Os irmãos recebem pesquisadores, religiosos e pessoas de outros Estados e até do exterior, interessados em conhecer e estudar as razões de tanta longevidade e que ficam deslumbrados com o interior da igreja, que apresenta uma variedade de detalhes na pinturas das paredes, nas vestimentas e adornos dos santos, nas luzes do altar-mor que refletem entre lustres, candelabros e flores. "Só a devoção a Nossa Senhora foi capaz de manter-nos unidos, com a Irmandade aproximando-se dos 300 anos, e trazendo com a religiosidade, a conscientização capaz de forjar o surgimento de outros movimentos negros", esclarece a advogada e ex-deputada estadual, Theodosina Rosário Ribeiro, que já foi juíza, é mesária, e ainda faz parte da equipe litúrgica.

Tradições e festejos

A festa de Nossa Senhora do Rosário era conhecida como da Oraga, que quer dizer padroeira. Essa designação foi usada até o Concílio Vaticano II, quando as missas eram rezadas em latim e a ladainha cantada. "Há alguns anos, os festejos se estendiam até à noite, mas com a cidade de São Paulo cada dia mais violenta, preferimos realizar a celebração durante o dia", revela Jonas Gregório Lucas, mestre de cerimônia. Há 40 anos na Irmandade, Jonas acrescenta que ainda são conservadas tradições nas festas e posse dos irmãos e irmãs, quando os homens usam a opa, uma vestimenta sobre os ombros e as mulheres, fita azul sobre vestidos pretos ou brancos. No primeiro domingo de outubro, quando é realizada a festa do Rosário, a igreja vive momentos de esplendor com missa solene, coroação de Nossa Senhora, almoço para a comunidade e irmandades de São Paulo, Santos e Rio de Janeiro.
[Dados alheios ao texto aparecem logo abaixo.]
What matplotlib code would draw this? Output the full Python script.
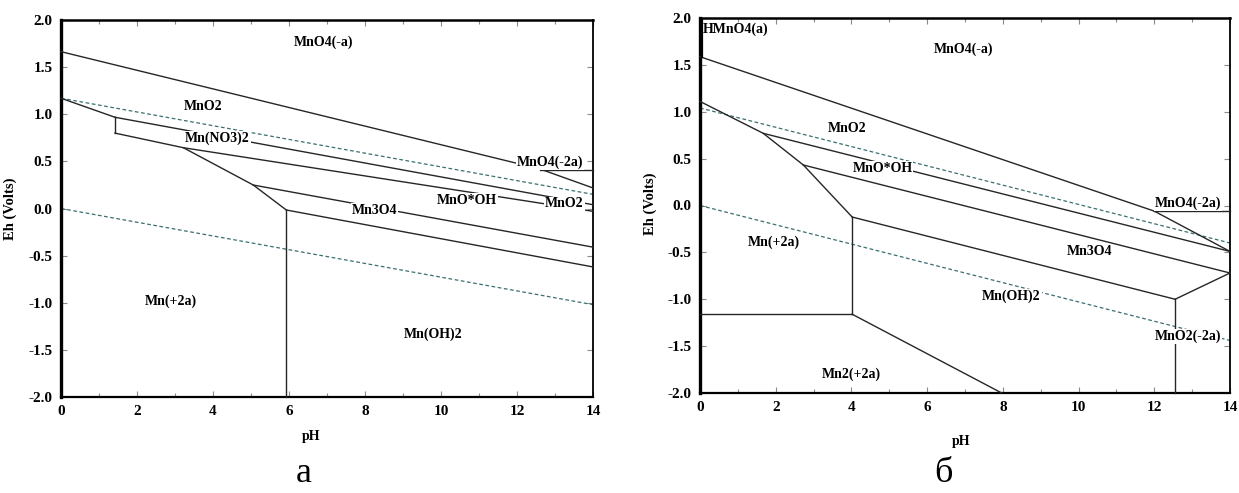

Nesse dia, o povo sai em procissão pelas ruas do centro, cantando e acompanhando a banda de música, as crianças vestem-se de anjos, cumprindo as promessas dos pais, os irmãos e irmãs carregam os andores, o rei e a rainha as coroas, lembrança dos reisados e congadas. "Sinto muito alegria em ser a madrinha e responsável em levar o estandarte de Nossa Senhora", conta Lucy Mineiro, que neste ano passará a incumbência para outra irmã, já que foi escolhida para ser a rainha.